If professional integrity is still the cornerstone of a journalist’s credibility, it is no wonder that journalism has lost its credibility with the American public. Stated another way, the American public—by and large—no longer trusts journalists. There is a wide-spread feeling among Americans that journalists will do anything to sell newspapers or boost television ratings with little or no concern for the truth. Ask them what they think about the professional integrity of journalists and you will quickly learn that many Americans don’t think the terms integrity and journalism belong in the same sentence. Words such as biased, unfair, over-hyped, and one-sided are frequently used to describe the feelings of Americans toward journalists.
The SPJ makes it clear that in journalism “deliberate distortion is never permissible.” Unfortunately, deliberate distortion is not only common in journalistic circles it has become an accepted strategy. There was a period of time when Americans thought money was the only factor driving the distortions that have become so common a part of the daily news, but since the election of President Bill Clinton it seems that ideology trumps even money in the mainstream media. This probably explains why certain news and commentary programs that can manage only anemic ratings—Hardball with Chris Matthews for example—are allowed to stay on the air. If money were the most important factor in contemporary journalism, a lot of cellar-dwelling news and commentary programs would have been axed long ago.
Finally, the SPJ encourages journalists to “examine their own cultural values and avoid imposing those values on others.” Are you kidding? Imposing their leftwing, secular humanist values on the rest of the nation is the ultimate goal of the mainstream media. At times it seems to be journalism’s only goal. In fact, all a person has to do to incur the wrath of the mainstream media these days is take a stand at odds with liberal orthodoxy on any issue. Contemporary journalists have a new name for people who take such stands. They are hate mongers and anything they say is labeled hate speech. Today’s so-called journalists will not only splice and edit to distort anything said by a conservative or Christian, they will go on the offensive and attack with ridicule and venom before their victim has time to even answer the question or complete his comment.
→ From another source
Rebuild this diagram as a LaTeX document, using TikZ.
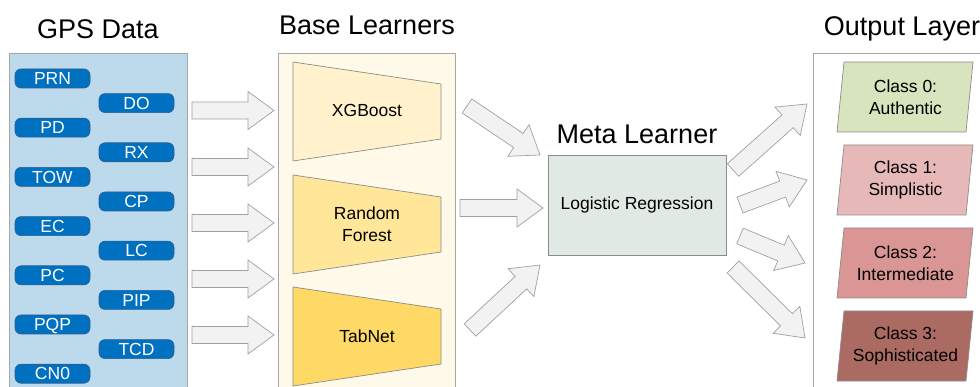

Most mainstream media outlets have lost substantial ground in the television ratings to cable programs while, at the same time, newspapers are struggling to stay relevant. There are a lot of factors that undermine the ratings of television journalists and the subscription rates of newspapers (e.g. too many news programs coupled with too little news to fill the 24 hour-a-day format, the Internet, America’s alarming illiteracy rate, a lack of interest in reading on the part of those who can read, busy lives, the entertainment mentality, etc.). However, I am willing to bet that if a television news program or a newspaper decided that it was going to adhere carefully and closely to the precepts of the SPJ, it would thrive, even in these difficult times for journalism. Journalistic ethics as spelled out in the SPJ’s Code of Ethics would go a long way toward reversing the fortunes of the fourth estate.